Simić drained the swamps, filled up and levelled the terrain, and on the odd-numbered side of the present Kralja Milana Street, he erected the house in the period from 1840–1842, which was later on named Stari konak.
Within the transformation of the court complex in the last decades of the 19th century, thanks to King Milan Obrenović's commitment, the decoration of the garden was continued by planting the exotic trees, some of which are preserved until today.
During the garden decoration, the English landscape – free style was applied in Serbia for the first time, conditioned with the existing vegetation in that area.
One of the most important projects of this reconstruction was orienting the former court complex towards the National Assembly building, thus realizing the idea about the forming of the representative administrative centre.
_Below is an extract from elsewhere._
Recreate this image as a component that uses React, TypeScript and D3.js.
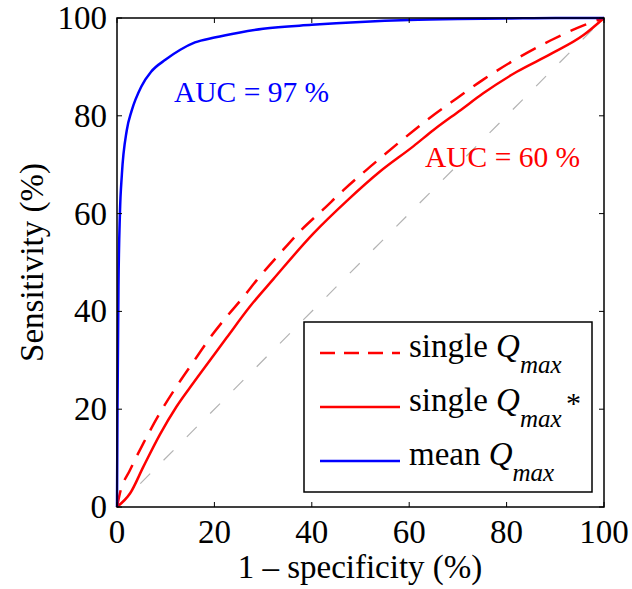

Pyramidal form made of rustically processed stone in the Pioneers` park in Belgrade, based on its widely spread belief, represents the replica of the observation post of the Serbian Army from Kajmakčalan, from the Salonika front[2] that is, the observation post of the High Command of the Serbian Army from the Salonika front, which was located on Jelak, on the Moglen mountain, from where the regent Aleksandar Karađorđević and the commander in chief Živojin Mišić and the members of his headquarters watched the battle on the day of the breakthrough of the Salonika front, on 15 September 1918.
There are other records too, which identify this structure as the imitation of the Grotto cave, built during the reign of King Milan Obrenović, which served in a decorative purpose.
The data about the existence of the observation post from the Salonika front [3] in the Pioneers` park in Belgrade appears in the daily paper Politika, from 5 November 1983.
In his letter to the Republic Cultural Heritage Protection Institute, professor Tešić mentioned as the source that during 1935 he was listening to the lectures „The History of Wars“, where colonel Jeremija Stanojević said that „the observation post of the High Command of Serbian Army on Jelak was soon after the First World war moved to Belgrade and that later on, during his military service, as an officer in the Guard from 1936 to 1941 he heard that information from the senior officers.
Trying to clarify the origin of this object, and in order to find the documented material related to the observation post, The Cultural Heritage Protection Institute of the City of Belgrade conducted extensive researches during 1988/1989.